*Task statement*. Only the pictures stay out; every record is to be quoted exactly.

---

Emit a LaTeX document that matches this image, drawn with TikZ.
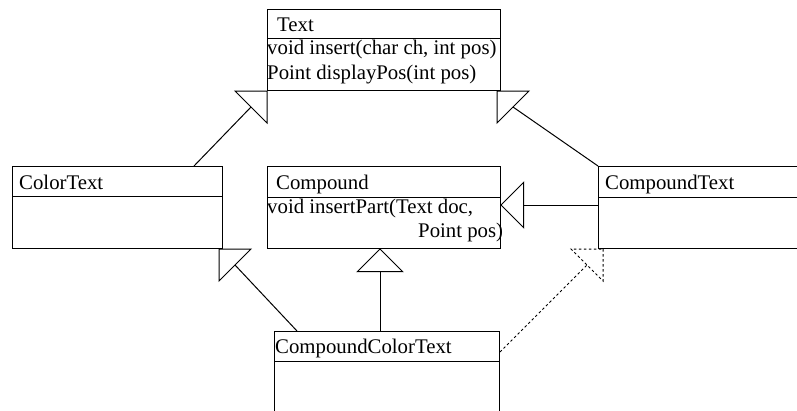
\documentclass[tikz,border=0pt]{standalone}
\usepackage{fontspec}
\setmainfont{Liberation Serif}
\usetikzlibrary{calc}

\tikzset{
  classbox/.style={draw, line width=1pt, rectangle, anchor=north west, inner sep=0pt},
  txt/.style={anchor=base west, inner sep=0pt, font=\fontsize{20.8}{24}\selectfont},
  link/.style={line width=1pt},
  realize/.style={dash pattern=on 2.5pt off 2.5pt},
}

% generalization arrow: [style]{start}{tip}{direction from tip to base}
\newcommand\genarrow[4][]{%
  \coordinate (gaTip) at (#3);
  \coordinate (gaMid) at ($(gaTip)+(#4:22.6pt)$);
  \draw[link,#1] (#2) -- (gaMid);
  \draw[link,#1] (gaTip) -- ($(gaMid)+(#4+90:22.6pt)$) -- ($(gaMid)+(#4-90:22.6pt)$) -- cycle;
}

\begin{document}
\begin{tikzpicture}[x=1pt,y=-1pt]
  \clip (0,0) rectangle (797,410);

  % class boxes
  \node[classbox, minimum width=233pt, minimum height=81pt] (text) at (267,9) {};
  \node[classbox, minimum width=210pt, minimum height=82pt] (colortext) at (12,166) {};
  \node[classbox, minimum width=233pt, minimum height=82pt] (compound) at (267,166) {};
  \node[classbox, minimum width=250pt, minimum height=82pt] (compoundtext) at (598,166) {};
  \node[classbox, minimum width=225pt, minimum height=110pt] (cct) at (274,331) {};

  % compartment dividers
  \draw[link] ($(text.north west)+(0,29)$) -- ($(text.north east)+(0,29)$);
  \draw[link] ($(colortext.north west)+(0,30)$) -- ($(colortext.north east)+(0,30)$);
  \draw[link] ($(compound.north west)+(0,31)$) -- ($(compound.north east)+(0,31)$);
  \draw[link] ($(compoundtext.north west)+(0,31)$) -- ($(compoundtext.north east)+(0,31)$);
  \draw[link] ($(cct.north west)+(0,30)$) -- ($(cct.north east)+(0,30)$);

  % names and operations
  \node[txt] (tname) at (277,31) {Text};
  \node[txt] (top1) at (267,54) {void insert(char ch, int pos)};
  \node[txt] (top2) at (267,79) {Point displayPos(int pos)};
  \node[txt] (ctname) at (19,189) {ColorText};
  \node[txt] (cname) at (276,189) {Compound};
  \node[txt] (cop1) at (267,213) {void insertPart(Text doc,};
  \node[txt] (cop2) at (418,237) {Point pos)};
  \node[txt] (cptname) at (605,189) {CompoundText};
  \node[txt] (cctname) at (275,353) {CompoundColorText};

  % inheritance
  \genarrow{$(colortext.north east)+(-29,0)$}{text.south west}{225}
  \genarrow{compoundtext.north west}{$(text.south east)+(-4,0)$}{-45}
  \genarrow{$(cct.north west)+(23,0)$}{$(colortext.south east)+(-4,0)$}{-45}
  \genarrow{$(cct.north west)+(106,0)$}{$(compound.south west)+(113,0)$}{-90}
  \genarrow{$(compoundtext.north west)+(0,39)$}{$(compound.north east)+(0,39)$}{0}
  \genarrow[realize]{$(cct.north east)+(0,21)$}{$(compoundtext.south west)+(5,0)$}{225}
\end{tikzpicture}
\end{document}
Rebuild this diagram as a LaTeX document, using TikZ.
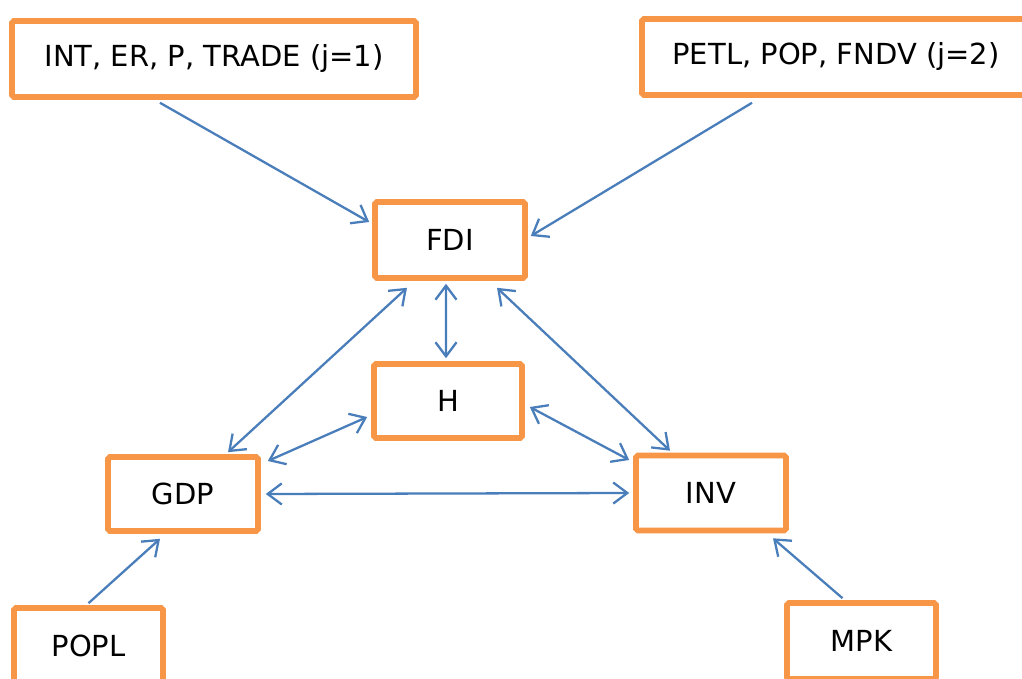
\documentclass[tikz,border=0pt]{standalone}
\usepackage{fontspec}
\setmainfont{DejaVu Sans}
\usetikzlibrary{arrows.meta}

\definecolor{boxorange}{RGB}{247,150,70}
\definecolor{arrowblue}{RGB}{74,126,187}

\begin{document}
\begin{tikzpicture}[
        var/.style={draw=boxorange, line width=3.2pt, rounded corners=1pt, fill=white,
                    font=\fontsize{16.5}{19}\selectfont, inner sep=0pt},
        link/.style={draw=arrowblue, line width=1.3pt, -{Straight Barb[length=8pt,width=12pt]}},
        both/.style={link, {Straight Barb[length=8pt,width=12pt]}-{Straight Barb[length=8pt,width=12pt]}}
    ]
        \clip (0,0) rectangle (20.44,-13.58);
        \node[var, minimum width=8.08cm, minimum height=1.52cm](exo1) at (4.28,-1.18)  {INT, ER, P, TRADE (j=1)};   % j=1
        \node[var, minimum width=7.76cm, minimum height=1.52cm](exo2) at (16.72,-1.14) {PETL, POP, FNDV (j=2)};     % j=2
        \node[var, minimum width=3.00cm, minimum height=1.52cm](fdi)  at (9.00,-4.80)  {FDI};
        \node[var, minimum width=2.96cm, minimum height=1.48cm](h)    at (8.96,-8.02)  {H};
        \node[var, minimum width=3.00cm, minimum height=1.48cm](gdp)  at (3.66,-9.88)  {GDP};
        \node[var, minimum width=3.00cm, minimum height=1.50cm](inv)  at (14.22,-9.86) {INV};
        \node[var, minimum width=2.98cm, minimum height=1.52cm](popl) at (1.77,-12.92) {POPL};
        \node[var, minimum width=2.98cm, minimum height=1.52cm](mpk)  at (17.23,-12.82) {MPK};

        % exogenous blocks
        \draw[link] ([xshift=-1.08cm,yshift=-0.06cm]exo1.south) -- ([xshift=-0.06cm,yshift=0.36cm]fdi.west);
        \draw[link] ([xshift=-1.68cm,yshift=-0.10cm]exo2.south) -- ([xshift=0.06cm,yshift=0.08cm]fdi.east);
        \draw[link] ([yshift=0.04cm]popl.north) -- ([xshift=-0.46cm,yshift=-0.10cm]gdp.south);
        \draw[link] ([xshift=-0.38cm,yshift=0.04cm]mpk.north) -- ([xshift=1.24cm,yshift=-0.10cm]inv.south);

        % two way links
        \draw[both] ([xshift=-0.08cm,yshift=-0.06cm]fdi.south) -- ([xshift=-0.04cm,yshift=0.06cm]h.north);
        \draw[both] ([xshift=-0.86cm,yshift=-0.14cm]fdi.south) -- ([xshift=0.90cm,yshift=0.04cm]gdp.north);
        \draw[both] ([xshift=0.94cm,yshift=-0.14cm]fdi.south) -- ([xshift=-0.82cm,yshift=0.04cm]inv.north);
        \draw[both] ([xshift=-0.08cm,yshift=-0.32cm]h.west) -- ([xshift=0.14cm,yshift=0.66cm]gdp.east);
        \draw[both] ([xshift=0.10cm,yshift=-0.12cm]h.east) -- ([xshift=-0.08cm,yshift=0.66cm]inv.west);
        \draw[both] ([xshift=0.10cm]gdp.east) -- ([xshift=-0.08cm]inv.west);

    \end{tikzpicture}
\end{document}
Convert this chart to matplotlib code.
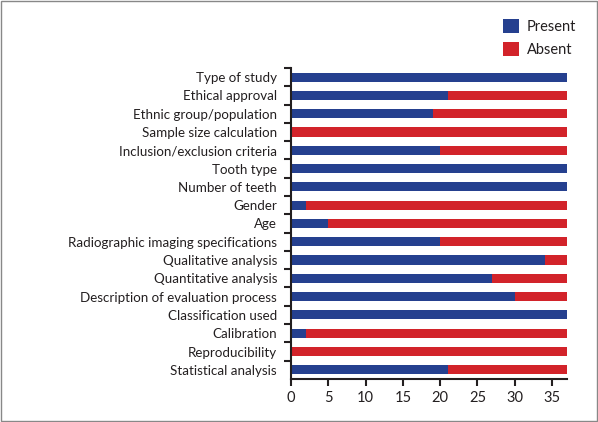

---

*Correct output*.
Emit a LaTeX document that matches this image, drawn with TikZ.
\documentclass[tikz,border=0pt]{standalone}
\usepackage{fontspec}
\setmainfont{Liberation Serif}
\usetikzlibrary{calc}

\tikzset{
  classbox/.style={draw, line width=1pt, rectangle, anchor=north west, inner sep=0pt},
  txt/.style={anchor=base west, inner sep=0pt, font=\fontsize{20.8}{24}\selectfont},
  link/.style={line width=1pt},
  realize/.style={dash pattern=on 2.5pt off 2.5pt},
}

% generalization arrow: [style]{start}{tip}{direction from tip to base}
\newcommand\genarrow[4][]{%
  \coordinate (gaTip) at (#3);
  \coordinate (gaMid) at ($(gaTip)+(#4:22.6pt)$);
  \draw[link,#1] (#2) -- (gaMid);
  \draw[link,#1] (gaTip) -- ($(gaMid)+(#4+90:22.6pt)$) -- ($(gaMid)+(#4-90:22.6pt)$) -- cycle;
}

\begin{document}
\begin{tikzpicture}[x=1pt,y=-1pt]
  \clip (0,0) rectangle (797,410);

  % class boxes
  \node[classbox, minimum width=233pt, minimum height=81pt] (text) at (267,9) {};
  \node[classbox, minimum width=210pt, minimum height=82pt] (colortext) at (12,166) {};
  \node[classbox, minimum width=233pt, minimum height=82pt] (compound) at (267,166) {};
  \node[classbox, minimum width=250pt, minimum height=82pt] (compoundtext) at (598,166) {};
  \node[classbox, minimum width=225pt, minimum height=110pt] (cct) at (274,331) {};

  % compartment dividers
  \draw[link] ($(text.north west)+(0,29)$) -- ($(text.north east)+(0,29)$);
  \draw[link] ($(colortext.north west)+(0,30)$) -- ($(colortext.north east)+(0,30)$);
  \draw[link] ($(compound.north west)+(0,31)$) -- ($(compound.north east)+(0,31)$);
  \draw[link] ($(compoundtext.north west)+(0,31)$) -- ($(compoundtext.north east)+(0,31)$);
  \draw[link] ($(cct.north west)+(0,30)$) -- ($(cct.north east)+(0,30)$);

  % names and operations
  \node[txt] (tname) at (277,31) {Text};
  \node[txt] (top1) at (267,54) {void insert(char ch, int pos)};
  \node[txt] (top2) at (267,79) {Point displayPos(int pos)};
  \node[txt] (ctname) at (19,189) {ColorText};
  \node[txt] (cname) at (276,189) {Compound};
  \node[txt] (cop1) at (267,213) {void insertPart(Text doc,};
  \node[txt] (cop2) at (418,237) {Point pos)};
  \node[txt] (cptname) at (605,189) {CompoundText};
  \node[txt] (cctname) at (275,353) {CompoundColorText};

  % inheritance
  \genarrow{$(colortext.north east)+(-29,0)$}{text.south west}{225}
  \genarrow{compoundtext.north west}{$(text.south east)+(-4,0)$}{-45}
  \genarrow{$(cct.north west)+(23,0)$}{$(colortext.south east)+(-4,0)$}{-45}
  \genarrow{$(cct.north west)+(106,0)$}{$(compound.south west)+(113,0)$}{-90}
  \genarrow{$(compoundtext.north west)+(0,39)$}{$(compound.north east)+(0,39)$}{0}
  \genarrow[realize]{$(cct.north east)+(0,21)$}{$(compoundtext.south west)+(5,0)$}{225}
\end{tikzpicture}
\end{document}
Rebuild this diagram as a LaTeX document, using TikZ.
\documentclass[tikz,border=0pt]{standalone}
\usepackage{fontspec}
\setmainfont{DejaVu Sans}
\usetikzlibrary{arrows.meta}

\definecolor{boxorange}{RGB}{247,150,70}
\definecolor{arrowblue}{RGB}{74,126,187}

\begin{document}
\begin{tikzpicture}[
        var/.style={draw=boxorange, line width=3.2pt, rounded corners=1pt, fill=white,
                    font=\fontsize{16.5}{19}\selectfont, inner sep=0pt},
        link/.style={draw=arrowblue, line width=1.3pt, -{Straight Barb[length=8pt,width=12pt]}},
        both/.style={link, {Straight Barb[length=8pt,width=12pt]}-{Straight Barb[length=8pt,width=12pt]}}
    ]
        \clip (0,0) rectangle (20.44,-13.58);
        \node[var, minimum width=8.08cm, minimum height=1.52cm](exo1) at (4.28,-1.18)  {INT, ER, P, TRADE (j=1)};   % j=1
        \node[var, minimum width=7.76cm, minimum height=1.52cm](exo2) at (16.72,-1.14) {PETL, POP, FNDV (j=2)};     % j=2
        \node[var, minimum width=3.00cm, minimum height=1.52cm](fdi)  at (9.00,-4.80)  {FDI};
        \node[var, minimum width=2.96cm, minimum height=1.48cm](h)    at (8.96,-8.02)  {H};
        \node[var, minimum width=3.00cm, minimum height=1.48cm](gdp)  at (3.66,-9.88)  {GDP};
        \node[var, minimum width=3.00cm, minimum height=1.50cm](inv)  at (14.22,-9.86) {INV};
        \node[var, minimum width=2.98cm, minimum height=1.52cm](popl) at (1.77,-12.92) {POPL};
        \node[var, minimum width=2.98cm, minimum height=1.52cm](mpk)  at (17.23,-12.82) {MPK};

        % exogenous blocks
        \draw[link] ([xshift=-1.08cm,yshift=-0.06cm]exo1.south) -- ([xshift=-0.06cm,yshift=0.36cm]fdi.west);
        \draw[link] ([xshift=-1.68cm,yshift=-0.10cm]exo2.south) -- ([xshift=0.06cm,yshift=0.08cm]fdi.east);
        \draw[link] ([yshift=0.04cm]popl.north) -- ([xshift=-0.46cm,yshift=-0.10cm]gdp.south);
        \draw[link] ([xshift=-0.38cm,yshift=0.04cm]mpk.north) -- ([xshift=1.24cm,yshift=-0.10cm]inv.south);

        % two way links
        \draw[both] ([xshift=-0.08cm,yshift=-0.06cm]fdi.south) -- ([xshift=-0.04cm,yshift=0.06cm]h.north);
        \draw[both] ([xshift=-0.86cm,yshift=-0.14cm]fdi.south) -- ([xshift=0.90cm,yshift=0.04cm]gdp.north);
        \draw[both] ([xshift=0.94cm,yshift=-0.14cm]fdi.south) -- ([xshift=-0.82cm,yshift=0.04cm]inv.north);
        \draw[both] ([xshift=-0.08cm,yshift=-0.32cm]h.west) -- ([xshift=0.14cm,yshift=0.66cm]gdp.east);
        \draw[both] ([xshift=0.10cm,yshift=-0.12cm]h.east) -- ([xshift=-0.08cm,yshift=0.66cm]inv.west);
        \draw[both] ([xshift=0.10cm]gdp.east) -- ([xshift=-0.08cm]inv.west);

    \end{tikzpicture}
\end{document}
Convert this chart to matplotlib code.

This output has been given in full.